In a third party beneficiary contract, two parties stipulate that performance is to be rendered to a third party. If a third party beneficiary contract contains an arbitration clause, a number of questions arise, e.g. who has the right to invoke the arbitration clause and who is under an obligation to do so. After a brief introduction to third party beneficiary contracts, this article discusses the pertinent issues on the basis of different scenarios before addressing the concern that third party beneficiary concepts could be abused as a means for unduly extending the arbitration agreement to third parties.
According to the Swiss Federal Supreme Court and the prevailing view among legal scholars, the third party beneficiary to a genuine third party beneficiary contract has a right to invoke the contract’s arbitration clause, as it is annexed to the right to demand performance as an ancillary right. In the authors’ view, one should rather examine whether it was the intention of the parties to the contract to enter into an arbitration agreement with the third party beneficiary, an intention which generally has to be affirmed.

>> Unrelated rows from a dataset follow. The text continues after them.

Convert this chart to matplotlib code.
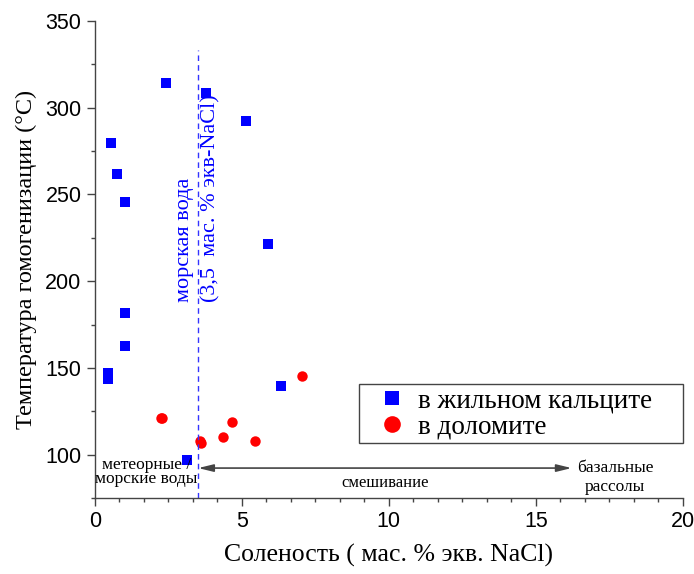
import matplotlib
matplotlib.use('Agg')
import matplotlib.pyplot as plt
from matplotlib.patches import Rectangle
from matplotlib.ticker import MultipleLocator, AutoMinorLocator

# salinity (wt.% NaCl eq.) and homogenization temperature (C)
calcite_salinity = [2.43, 3.79, 5.15, 0.55, 0.76, 1.03, 5.90, 1.03, 1.03, 0.46, 0.46, 6.34, 3.14]
calcite_temp     = [314.1, 308.4, 292.2, 279.6, 261.8, 245.7, 221.4, 181.8, 162.8, 147.2, 143.8, 139.7, 97.1]

dolomite_salinity = [2.25, 2.30, 3.58, 3.60, 4.36, 4.68, 5.44, 7.06]
dolomite_temp     = [121.2, 121.0, 108.2, 106.9, 110.3, 118.9, 108.0, 145.2]

seawater_salinity = 3.5

serif = 'Liberation Serif'
sans = 'Liberation Sans'

fig = plt.figure(figsize=(6.94, 5.74), dpi=100)
ax = fig.add_axes([0.1365, 0.1319, 0.8473, 0.832])

ax.plot(calcite_salinity, calcite_temp, 's', color='#0000ff', markersize=6.5,
        markeredgewidth=0, label='в жильном кальците')
ax.plot(dolomite_salinity, dolomite_temp, 'o', color='#ff0000', markersize=7.5,
        markeredgewidth=0, label='в доломите')

# seawater line
ax.plot([seawater_salinity, seawater_salinity], [75, 333], color='#3333ff',
        linestyle=(0, (4, 3)), linewidth=1)
ax.text(3.04, 188, 'морская вода', rotation=90, color='#0000ff',
        fontsize=16, family=serif, ha='center', va='bottom')
ax.text(3.96, 188, '(3,5  мас. % экв-NaCl)', rotation=90, color='#0000ff',
        fontsize=16, family=serif, ha='center', va='bottom')

# mixing arrow
ax.annotate('', xy=(3.52, 92.4), xytext=(16.22, 92.4),
            arrowprops=dict(arrowstyle='<|-|>,head_length=0.9,head_width=0.22',
                            color='#444444', lw=1.2, mutation_scale=10,
                            shrinkA=0, shrinkB=0))
ax.text(1.76, 90.1, 'метеорные /\nморские воды', fontsize=12.5, family=serif,
        ha='center', va='center', multialignment='center', linespacing=0.85)
ax.text(9.86, 84.0, 'смешивание', fontsize=12, family=serif, ha='center', va='center')
ax.text(17.7, 87.0, 'базальные\nрассолы', fontsize=12.5, family=serif,
        ha='center', va='center', multialignment='center', linespacing=1.2)

ax.set_xlim(0, 20)
ax.set_ylim(75, 350)
ax.xaxis.set_major_locator(MultipleLocator(5))
ax.xaxis.set_minor_locator(AutoMinorLocator(6))
ax.yaxis.set_minor_locator(MultipleLocator(25))
ax.set_yticks([100, 150, 200, 250, 300, 350])

for s in ['top', 'right']:
    ax.spines[s].set_visible(False)
for s in ['left', 'bottom']:
    ax.spines[s].set_color('#444444')
    ax.spines[s].set_linewidth(1)
ax.tick_params(which='major', direction='out', length=6, width=1, color='#444444',
               labelsize=15.5)
ax.tick_params(which='minor', direction='out', length=3, width=1, color='#444444')
for lab in ax.get_xticklabels() + ax.get_yticklabels():
    lab.set_family(sans)

ax.set_xlabel('Соленость ( мас. % экв. NaCl)', fontsize=18.5, family=serif, labelpad=8)
ax.set_ylabel('Температура гомогенизации (°C)', fontsize=17.5, family=serif, labelpad=6)

# legend frame drawn separately so the padding can match
ax.add_patch(Rectangle((0.4495, 0.1158), 0.5505, 0.1239, transform=ax.transAxes,
                       fill=False, edgecolor='#444444', linewidth=1, clip_on=False,
                       zorder=5))
leg = ax.legend(loc='center left', bbox_to_anchor=(0.4827, 0.1765),
                prop={'family': serif, 'size': 19.5}, frameon=False,
                markerscale=1.6, handletextpad=0.46, borderpad=0,
                labelspacing=0.05, handlelength=1.0, borderaxespad=0)

fig.savefig('out.png', dpi=100)
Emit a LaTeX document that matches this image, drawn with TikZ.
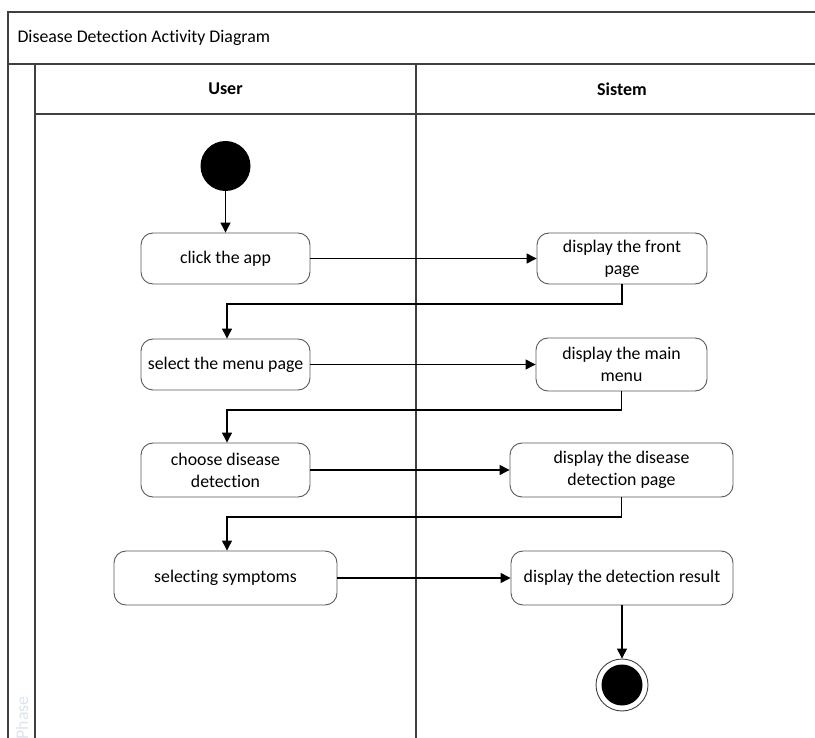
\documentclass[tikz,border=0pt]{standalone}
\usepackage{fontspec}
\setmainfont{Carlito}[Ligatures=NoCommon]
\usetikzlibrary{arrows.meta}
\definecolor{framegray}{HTML}{404040}
\definecolor{boxgray}{HTML}{5A5A5A}
\definecolor{phasegray}{HTML}{DCE4EE}
\tikzset{
  lane/.style={draw=framegray, line width=1.4pt},
  action/.style={draw=boxgray, line width=0.9pt, rounded corners=12pt, fill=white,
    align=center, inner sep=0pt, font=\fontsize{17.8}{22}\selectfont},
  flow/.style={draw=black, line width=1.3pt, -{Triangle[length=10pt,width=10pt]}},
  lbl/.style={font=\fontsize{17.8}{22}\selectfont},
  hdr/.style={font=\fontsize{18}{22}\selectfont\bfseries}
}
\begin{document}
\begin{tikzpicture}[x=1pt,y=-1pt]
\useasboundingbox (0,0) rectangle (815,738);
\fill[white] (0,0) rectangle (815,738);

% swimlane frame
\draw[lane] (815,12) -- (8,12) -- (8,738);
\draw[lane] (8,64) -- (815,64);
\draw[lane] (35,64) -- (35,738);
\draw[lane] (35,114) -- (815,114);
\draw[lane] (416,64) -- (416,738);

\node[lbl, anchor=west] (title) at (14,38) {Disease Detection Activity Diagram};
\node[hdr] (user) at (225.5,89) {User};
\node[hdr] (sistem) at (622,89) {Sistem};
\node[lbl, text=phasegray, rotate=90] (phase) at (22,718) {Phase};

% initial and final states
\node[circle, fill=black, minimum size=50pt, inner sep=0pt] (start) at (225.5,166) {};
\node[circle, draw=framegray, line width=0.9pt, fill=white, minimum size=52pt, inner sep=0pt] (final) at (622,685) {};
\node[circle, fill=black, minimum size=41pt, inner sep=0pt] (finaldot) at (622,685) {};

% actions
\node[action, minimum width=169pt, minimum height=51pt] (click) at (225.5,258.5) {click the app};
\node[action, minimum width=170pt, minimum height=51pt] (front) at (622,258.5) {display the front\\page};
\node[action, minimum width=169pt, minimum height=51pt] (select) at (225.5,364.5) {select the menu page};
\node[action, minimum width=171pt, minimum height=53pt] (mainmenu) at (621.5,364.5) {display the main\\menu};
\node[action, minimum width=169pt, minimum height=54pt] (choose) at (225.5,470) {choose disease\\detection};
\node[action, minimum width=223pt, minimum height=54pt] (detpage) at (621.5,470) {display the disease\\detection page};
\node[action, minimum width=223pt, minimum height=54pt] (symptoms) at (225.5,578) {selecting symptoms};
\node[action, minimum width=222pt, minimum height=54pt] (result) at (622,578) {display the detection result};

% control flow
\draw[flow] (start) -- (click);
\draw[flow] (click) -- (front);
\draw[flow] (front.south) |- (227,304) -- (select.north -| 227,0);
\draw[flow] (select) -- (select -| mainmenu.west);
\draw[flow] (mainmenu.south) |- (227,410) -- (choose.north -| 227,0);
\draw[flow] (choose) -- (detpage);
\draw[flow] (detpage.south) |- (227,517) -- (symptoms.north -| 227,0);
\draw[flow] (symptoms) -- (result);
\draw[flow] (result) -- (final);
\end{tikzpicture}
\end{document}
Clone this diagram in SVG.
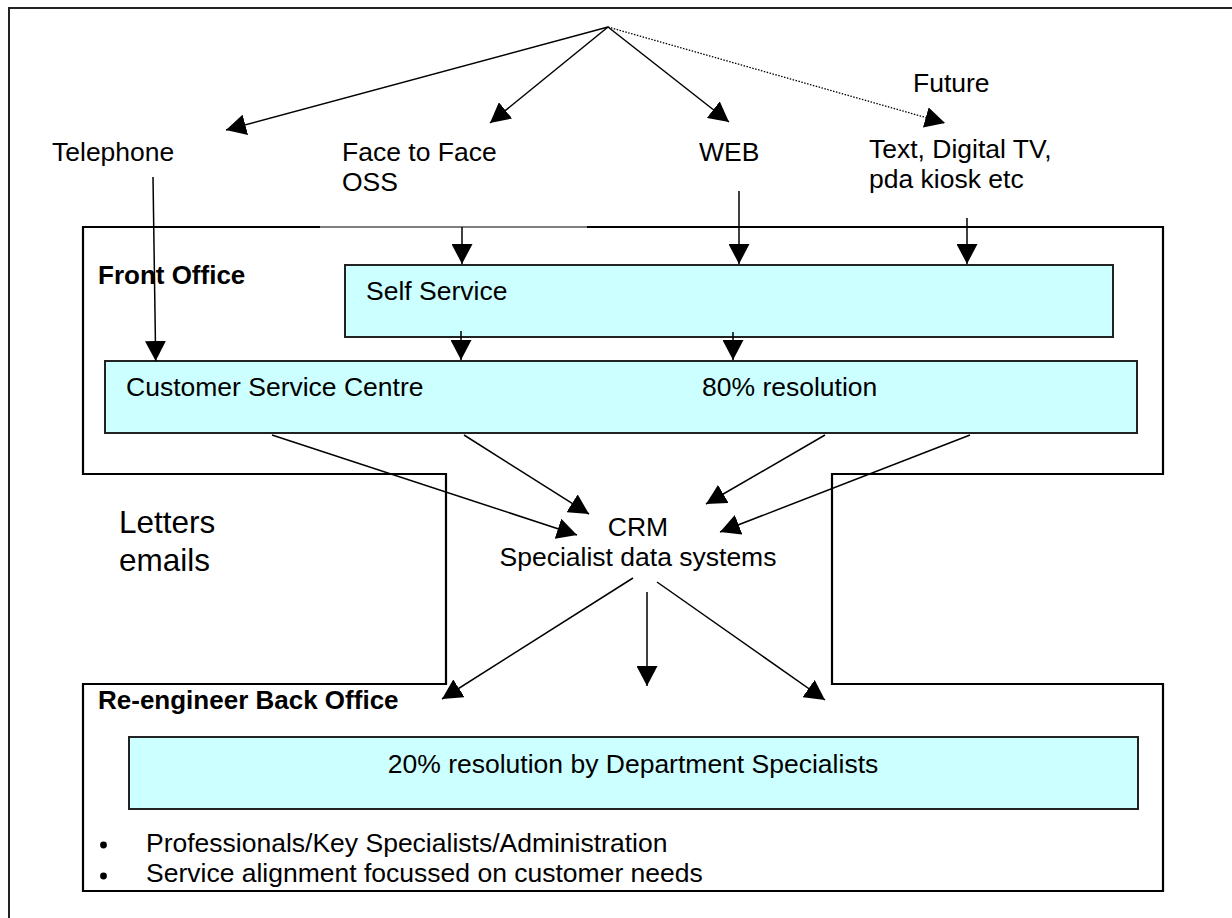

A different question is whether the third party is also under an obligation to invoke the arbitration clause. The Swiss Federal Supreme Court has not yet decided this issue. In the authors’ view, such an obligation exists as a rule. Promisor and promise are free to subject the right they stipulate in favor of a third party to conditions, including the condition that the third party submit to the arbitration clause for disputes in connection with the third party beneficiary right. As a consequence, the third party can only make use of the right if it also accepts the arbitration clause.